Dans le détail, l’Indian Navy cherche un avion pouvant décoller aussi bien d’un porte-avions STOBAR ou CATOBAR, assurer des missions de défense aérienne, de reconnaissance, de frappe et de guerre électronique, ce qui suppose une capacité d’emport assez conséquente et des capteurs performants, comme, par exemple, un radar AESA [Active Electronically Scanned Array].

En 2020, Boeing démontra que le F/A-18 Super Hornet était bien en mesure de décoller avec un tremplin, lors d’une campagne d’essais organisée à la Naval Air Station Patuxent River.

« Le premier décollage réussi et sûr du F/A-18 Super Hornet à partir d’un tremplin commence le processus de validation pour qu’ils puissent opérer efficacement à partir des porte-avions de la marine indienne », avait alors commenté Ankur Kanaglekar, le responsable des ventes de Boeing en Inde.

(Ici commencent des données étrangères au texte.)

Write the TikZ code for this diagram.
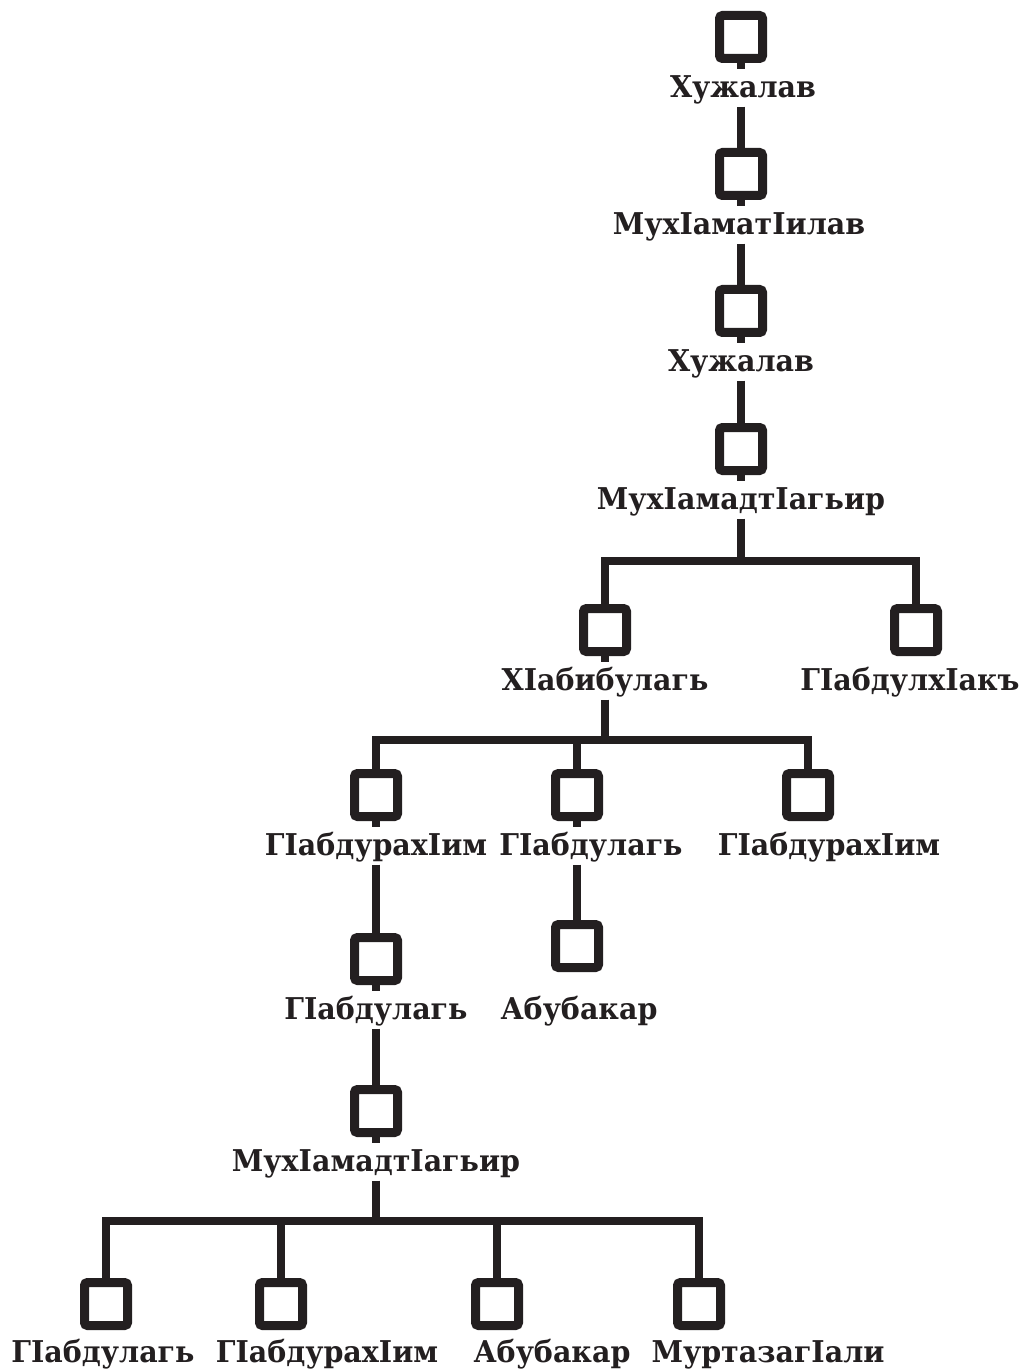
\documentclass[tikz,border=0pt]{standalone}
\usepackage{fontspec}
\setmainfont[FakeStretch=0.95]{DejaVu Serif}
\usepackage{tikz}
\usetikzlibrary{positioning}
\definecolor{ink}{HTML}{231F20}

\begin{document}
\begin{tikzpicture}[
  x=0.5pt, y=-0.5pt,
  every node/.style={font=\fontsize{15}{18}\selectfont\bfseries, text=ink},
  pbox/.style={draw=ink, line width=4.5pt, rounded corners=1.5pt,
    minimum size=21.5pt, inner sep=0pt},
  plabel/.style={inner sep=0pt, outer sep=2pt, text height=0.73em, text depth=0.25em},
  edge/.style={draw=ink, line width=4pt},
  stub/.style={draw=ink, line width=4pt}
]
  \useasboundingbox (0,0) rectangle (1025,1369);

  % --- Stammlinie ---
  \node (b1)  [pbox] at (741,37)  {};
  \node (l1)  [plabel, below=8pt of b1, xshift=1pt] {Хужалав};
  \node (b2)  [pbox] at (741,174) {};
  \node (l2)  [plabel, below=8pt of b2, xshift=-1pt] {МухIаматIилав};
  \node (b3)  [pbox] at (741,311) {};
  \node (l3)  [plabel, below=8pt of b3] {Хужалав};
  \node (b4)  [pbox] at (741,449) {};
  \node (l4)  [plabel, below=8pt of b4] {МухIамадтIагьир};

  % --- zweite Ebene ---
  \node (b5)  [pbox] at (605,630) {};
  \node (l5)  [plabel, below=8pt of b5] {ХIабибулагь};
  \node (b6)  [pbox] at (916,630) {};
  \node (l6)  [plabel, below=8pt of b6, xshift=-3pt] {ГIабдулхIакъ};

  % --- dritte Ebene ---
  \node (b7)  [pbox] at (376,795) {};
  \node (l7)  [plabel, below=8pt of b7] {ГIабдурахIим};
  \node (b8)  [pbox] at (577,795) {};
  \node (l8)  [plabel, below=8pt of b8, xshift=7pt] {ГIабдулагь};
  \node (b9)  [pbox] at (808,795) {};
  \node (l9)  [plabel, below=8pt of b9, xshift=10.5pt] {ГIабдурахIим};

  \node (b10) [pbox] at (376,959) {};
  \node (l10) [plabel, below=8pt of b10] {ГIабдулагь};
  \node (b11) [pbox] at (577,946) {};
  \node (l11) [plabel, below=14.5pt of b11, xshift=1pt] {Абубакар};

  \node (b12) [pbox] at (376,1111) {};
  \node (l12) [plabel, below=8pt of b12] {МухIамадтIагьир};

  % --- letzte Ebene ---
  \node (b13) [pbox] at (106,1304) {};
  \node (l13) [plabel, below=7pt of b13, xshift=-1.5pt] {ГIабдулагь};
  \node (b14) [pbox] at (281,1304) {};
  \node (l14) [plabel, below=7pt of b14, xshift=23pt] {ГIабдурахIим};
  \node (b15) [pbox] at (497,1304) {};
  \node (l15) [plabel, below=7pt of b15, xshift=27.5pt] {Абубакар};
  \node (b16) [pbox] at (699,1304) {};
  \node (l16) [plabel, below=7pt of b16, xshift=34.5pt] {МуртазагIали};

  % Stummel unter Eltern
  \foreach \b in {b1,b2,b3,b4,b5,b7,b8,b10,b12}
    \draw[stub] (\b.south) -- ++(0,6);

  % Verbindungen
  \coordinate (bar1) at (741,561);
  \coordinate (bar2) at (605,740);
  \coordinate (bar3) at (376,1221);

  \draw[edge] (l1.south -| b1) -- (b2.north);
  \draw[edge] (l2.south -| b2) -- (b3.north);
  \draw[edge] (l3.south -| b3) -- (b4.north);
  \draw[edge] (l4.south -| b4) -- (bar1);
  \draw[edge] (b5.north) |- (bar1) -| (b6.north);

  \draw[edge] (l5.south -| b5) -- (bar2);
  \draw[edge] (b7.north) |- (bar2) -| (b9.north);
  \draw[edge] (bar2 -| b8) -- (b8.north);

  \draw[edge] (l7.south -| b7) -- (b10.north);
  \draw[edge] (l8.south -| b8) -- (b11.north);
  \draw[edge] (l10.south -| b10) -- (b12.north);

  \draw[edge] (l12.south -| b12) -- (bar3);
  \draw[edge] (b13.north) |- (bar3) -| (b16.north);
  \draw[edge] (bar3 -| b14) -- (b14.north);
  \draw[edge] (bar3 -| b15) -- (b15.north);
\end{tikzpicture}
\end{document}
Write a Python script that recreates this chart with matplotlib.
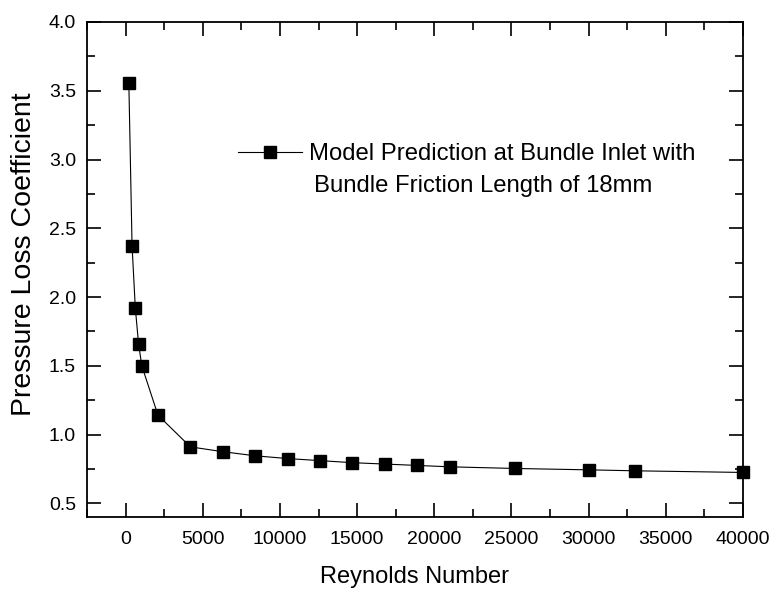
import numpy as np
import matplotlib
matplotlib.use("Agg")
from matplotlib import pyplot as plt
from matplotlib.ticker import MultipleLocator, FormatStrFormatter

plt.rcParams["font.family"] = ["Liberation Sans", "DejaVu Sans"]

reynolds = [210, 420, 630, 840, 1050, 2100, 4200, 6300, 8400, 10500, 12600,
            14700, 16800, 18900, 21000, 25200, 30000, 33000, 40000]
loss_coef = [3.56, 2.37, 1.92, 1.66, 1.50, 1.14, 0.91, 0.875, 0.845, 0.825,
             0.81, 0.795, 0.785, 0.775, 0.765, 0.753, 0.743, 0.736, 0.724]
legend_line1 = "Model Prediction at Bundle Inlet with"
legend_line2 = "Bundle Friction Length of 18mm"

W, H = 776, 594
fig = plt.figure(figsize=(W / 100, H / 100), dpi=100)
ax = fig.add_axes([87 / W, 1 - 517 / H, (743 - 87) / W, (517 - 22) / H])

ax.plot(reynolds, loss_coef, color="black", lw=0.8, marker="s", ms=8.6,
        mec="black", mfc="black", label=legend_line1, clip_on=False, zorder=3)

ax.set_xlim(-2500, 40000)
ax.set_ylim(0.4, 4.0)
ax.set_xticks(np.arange(0, 40001, 5000))
ax.set_yticks(np.arange(0.5, 4.01, 0.5))
ax.xaxis.set_minor_locator(MultipleLocator(2500))
ax.yaxis.set_minor_locator(MultipleLocator(0.25))
ax.yaxis.set_major_formatter(FormatStrFormatter("%.1f"))

ax.tick_params(which="both", direction="in", top=True, right=True,
               labelsize=14, width=1.2)
ax.tick_params(axis="x", pad=10)
ax.tick_params(axis="y", pad=8)
ax.tick_params(which="major", length=10)
ax.tick_params(which="minor", length=5.5)
for s in ax.spines.values():
    s.set_linewidth(1.3)

ax.set_xlabel("Reynolds Number", fontsize=17)
ax.xaxis.label.set_verticalalignment("center")
ax.xaxis.set_label_coords(0.5, -0.121)
ax.set_ylabel("Pressure Loss Coefficient", fontsize=20.5)
ax.yaxis.label.set_verticalalignment("center")
ax.yaxis.set_label_coords(-0.096, 0.531)

ax.legend(loc="center left", bbox_to_anchor=(238 / W, 1 - 154 / H),
          bbox_transform=fig.transFigure, frameon=False, fontsize=17.2,
          handlelength=2.67, handletextpad=0.3, borderpad=0, borderaxespad=0)
fig.text(314 / W, 1 - 192 / H, legend_line2, fontsize=17.2,
         va="baseline", ha="left")

fig.savefig("out.png", dpi=100)
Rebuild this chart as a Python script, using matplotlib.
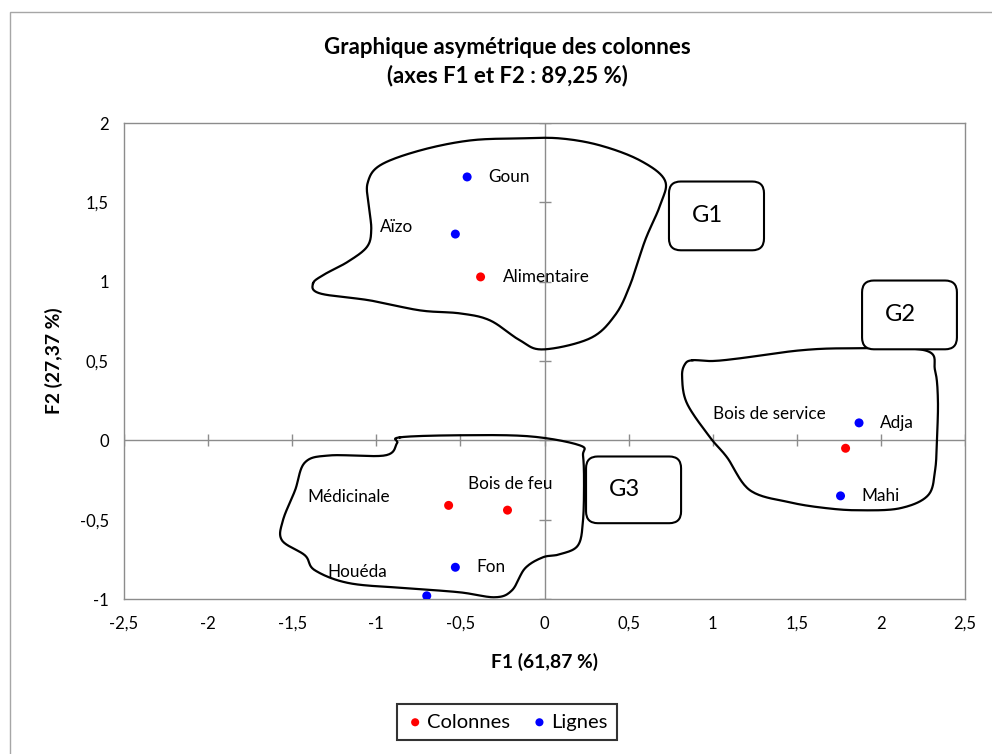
import numpy as np
import matplotlib
matplotlib.use("Agg")
import matplotlib.pyplot as plt
from matplotlib.patches import FancyBboxPatch, Rectangle

plt.rcParams['font.family'] = ['Lato', 'DejaVu Sans']

# ---- data ----
col_names = ["Alimentaire", "Bois de service", "Médicinale", "Bois de feu"]
col_x = [-0.38, 1.79, -0.57, -0.22]
col_y = [1.03, -0.05, -0.41, -0.44]

row_names = ["Goun", "Aïzo", "Adja", "Mahi", "Fon", "Houéda"]
row_x = [-0.46, -0.53, 1.87, 1.76, -0.53, -0.70]
row_y = [1.66, 1.30, 0.11, -0.35, -0.80, -0.98]

xticks = [-2.5, -2, -1.5, -1, -0.5, 0, 0.5, 1, 1.5, 2, 2.5]
yticks = [-1, -0.5, 0, 0.5, 1, 1.5, 2]

# label offsets in pixels (dx, dy, ha)
col_lab = {"Alimentaire": (22, 0, 'left'), "Bois de service": (-20, 34, 'right'),
           "Médicinale": (-59, 8, 'right'), "Bois de feu": (-39, 26, 'left')}
row_lab = {"Goun": (21, 0, 'left'), "Aïzo": (-42, 7, 'right'), "Adja": (21, 0, 'left'),
           "Mahi": (21, 0, 'left'), "Fon": (21, 0, 'left'), "Houéda": (-40, 24, 'right')}

# group outline shapes (data coords)
G1 = [(-1.376, 0.989), (-1.310, 1.045), (-1.170, 1.125), (-1.055, 1.220), (-1.030, 1.330),
      (-1.045, 1.480), (-1.052, 1.620), (-0.978, 1.733),
      (-0.740, 1.827), (-0.443, 1.890), (-0.146, 1.903), (0.092, 1.903), (0.330, 1.859),
      (0.568, 1.764), (0.716, 1.638), (0.687, 1.481), (0.598, 1.260), (0.508, 0.977),
      (0.419, 0.788), (0.271, 0.643), (-0.009, 0.573), (-0.146, 0.630), (-0.324, 0.756),
      (-0.502, 0.800), (-0.740, 0.819), (-1.038, 0.882), (-1.335, 0.926)]
G2 = [(0.880, 0.505), (1.000, 0.500), (1.162, 0.517), (1.519, 0.567), (1.816, 0.580),
      (2.262, 0.567), (2.322, 0.441), (2.339, 0.252), (2.333, 0.000), (2.322, -0.189),
      (2.280, -0.347), (2.114, -0.428), (1.876, -0.441), (1.680, -0.428), (1.460, -0.391),
      (1.222, -0.315), (1.085, -0.107), (0.984, 0.019), (0.847, 0.233), (0.818, 0.400),
      (0.835, 0.480)]
G3 = [(-0.859, 0.019), (-0.502, 0.032), (-0.086, 0.025), (0.211, -0.032), (0.229, -0.095),
      (0.235, -0.252), (0.229, -0.504), (0.199, -0.662), (0.092, -0.718), (-0.009, -0.737),
      (-0.116, -0.807), (-0.193, -0.945), (-0.294, -0.989), (-0.502, -0.958), (-0.800, -0.933),
      (-1.157, -0.901), (-1.365, -0.819), (-1.424, -0.725), (-1.561, -0.630), (-1.555, -0.504),
      (-1.483, -0.315), (-1.424, -0.139), (-1.275, -0.095), (-0.948, -0.095), (-0.877, -0.019)]

boxes = {"G1": (0.740, 1.197, 1.305, 1.632), "G2": (1.888, 0.573, 2.452, 1.008),
         "G3": (0.247, -0.523, 0.812, -0.101)}


def closed_catmull(pts, n=20):
    p = np.array(pts)
    m = len(p)
    out = []
    for i in range(m):
        p0, p1, p2, p3 = p[(i - 1) % m], p[i], p[(i + 1) % m], p[(i + 2) % m]
        t = np.linspace(0, 1, n, endpoint=False)[:, None]
        c = 0.5 * ((2 * p1) + (-p0 + p2) * t + (2 * p0 - 5 * p1 + 4 * p2 - p3) * t ** 2
                   + (-p0 + 3 * p1 - 3 * p2 + p3) * t ** 3)
        out.append(c)
    out = np.vstack(out)
    return np.vstack([out, out[:1]])


fig = plt.figure(figsize=(9.92, 7.54), dpi=100)
fig.patches.append(Rectangle((10 / 992, -0.1), 1.2, (754 - 12) / 754 + 0.1, transform=fig.transFigure,
                             fill=False, edgecolor='#a6a6a6', linewidth=1.0))
ax = fig.add_axes([124 / 992, 1 - 599 / 754, (965 - 124) / 992, (599 - 123) / 754])
ax.set_xlim(-2.5, 2.5)
ax.set_ylim(-1, 2)
for s in ax.spines.values():
    s.set_color('#8c8c8c')
    s.set_linewidth(1.0)

ax.set_xticks(xticks)
ax.set_yticks(yticks)
fmt = lambda v: (("%g" % v).replace('.', ','))
ax.set_xticklabels([fmt(v) for v in xticks], fontsize=12)
ax.set_yticklabels([fmt(v) for v in yticks], fontsize=12)
ax.tick_params(length=0, pad=12)
ax.tick_params(axis='y', pad=11)

ax.axhline(0, color='#8c8c8c', lw=1.0, zorder=1)
ax.axvline(0, color='#8c8c8c', lw=1.0, zorder=1)
ax.plot(xticks, [0] * len(xticks), linestyle='none', marker='|', markersize=8,
        color='#8c8c8c', markeredgewidth=1.0, zorder=1)
ax.plot([0] * len(yticks), yticks, linestyle='none', marker='_', markersize=8,
        color='#8c8c8c', markeredgewidth=1.0, zorder=1)

for shape in (G1, G2, G3):
    c = closed_catmull(shape)
    ax.plot(c[:, 0], c[:, 1], color='black', lw=1.6, zorder=2, solid_joinstyle='round')

for name, (x0, y0, x1, y1) in boxes.items():
    ax.add_patch(FancyBboxPatch((x0 + 0.07, y0 + 0.075), (x1 - x0) - 0.14, (y1 - y0) - 0.15,
                                boxstyle="round,pad=0.07", mutation_aspect=1.06,
                                facecolor='white', edgecolor='black', lw=1.5, zorder=3))
    ax.text(x0 + 0.23, (y0 + y1) / 2, name, fontsize=17, ha='center', va='center', zorder=4,
            family=['Lato', 'DejaVu Sans'])

ax.scatter(col_x, col_y, s=42, color='red', zorder=5, label='Colonnes', edgecolors='none')
ax.scatter(row_x, row_y, s=42, color='blue', zorder=5, label='Lignes', edgecolors='none')

for n, x, y in zip(col_names, col_x, col_y):
    dx, dy, ha = col_lab[n]
    ax.annotate(n, (x, y), xytext=(dx * 0.72, dy * 0.72), textcoords='offset points',
                ha=ha, va='center', fontsize=12.3, zorder=6)
for n, x, y in zip(row_names, row_x, row_y):
    dx, dy, ha = row_lab[n]
    ax.annotate(n, (x, y), xytext=(dx * 0.72, dy * 0.72), textcoords='offset points',
                ha=ha, va='center', fontsize=12.3, zorder=6)

ax.set_xlabel("F1 (61,87 %)", fontsize=13.9, fontweight='bold', labelpad=15)
ax.set_ylabel("F2 (27,37 %)", fontsize=13.9, fontweight='bold', labelpad=12)

fig.text(507 / 992, 1 - 47 / 754, "Graphique asymétrique des colonnes", ha='center', va='center',
         fontsize=16, fontweight='bold')
fig.text(507 / 992, 1 - 76 / 754, "(axes F1 et F2 : 89,25 %)", ha='center', va='center',
         fontsize=16, fontweight='bold')

leg = fig.legend(loc='center', bbox_to_anchor=(507 / 992, 1 - 722 / 754), ncol=2, fontsize=14.5,
                 frameon=True, fancybox=False, edgecolor='black', handletextpad=0.15,
                 columnspacing=1.0, handlelength=0.9, markerscale=0.9, borderpad=0.45)
leg.get_frame().set_linewidth(1.5)

fig.savefig("out.png", dpi=100)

Cela étant, selon les images diffusées à l’époque, le F/A-18 Super Hornet avait effectivement décollé avec l’aide d’un tremplin… mais dans une configuration assez légère, avec seulement deux missiles air-air Sidewinder et, apparemment, deux bombes inertes.

Quant au Rafale Marine, une étude citée par Mer&Marine en 2012 avait assuré qu’il serait en mesure d’opérer à bord d’un porte-avions en configuration STOBAR. Mais encore faut-il le vérifier… Ce qui sera fait en 2022, selon le quotidien The Print, qui cite des responsables de la défense indienne.

Ainsi, Dassault Aviation serait prêt à envoyer un Rafale Marine en Inde pour une démontration au début de l’année 2022.

« Le Rafale M ne décollera pas d’un porte-avions mais depuis l’installation terrestre d’essais [SBTF] de la base navale INS Hansa, à Goa. Dassault Aviation est confiant et souhaite montrer les capacités [de l’avion] en Inde même », a confié l’une de ces sources. Les dates n’ont pas encore été arrêtées mais l’industriel français « a proposé de faire venir le Rafale M dès janvier si nécessaire », rapporte The Print.

Cependant, il faudra également vérifier si les dimensions du Rafale M seront compatibles avec les ascenseurs du porte-avions INS Vikrant. Cela vaut aussi pour le F/A-18 Super Hornet, même si celui-ci peut replier ses ailes. « Ils pourront accueillir tous les avions » a assuré une source de The Print. « Le simple fait que les deux compagnies [Dassault Aviation et Boeing] soient désireuses de proposer leur avion signifie qu’elles ont pris en compte diverses mesures », a-t-elle ajouté, sans vouloir entrer dans les détails.

Quoi qu’il en soit, l’an passé le chef d’état-major de l’Indian Navy, l’amiral Karambir Singh, avait émis l’idée que l’acquisition du futur avion embarqué pourrait se faire conjointement avec l’Indian Air Force, qui cherche à se doter de 114 avions de combat multi-rôles dans le cadre du programme MRFA [Multi Role Fighter Aircraft ou MMRCA 2.0]…

Si Dassault Aviation verrait cela d’un bon oeil [le Rafale B/C étant donné favori ndlr], ce ne serait pas le cas de Boeing, à en croire les sources sollicitées par The Print.

Enfin, il n’est pas encore certain que le nombre 57 chasseurs embarqués à acquérir via le programme MRCBF soit définitivement arrêté, dans la mesure où Hindustan Aeronautics Limited [HAL] travaille sur le projet TEDBF [Twin Engine Deck Based Fighter], qui vise à développer un avion de combat multi-rôles pour la marine indienne. Le premier vol d’un prototype est attendu pour 2026.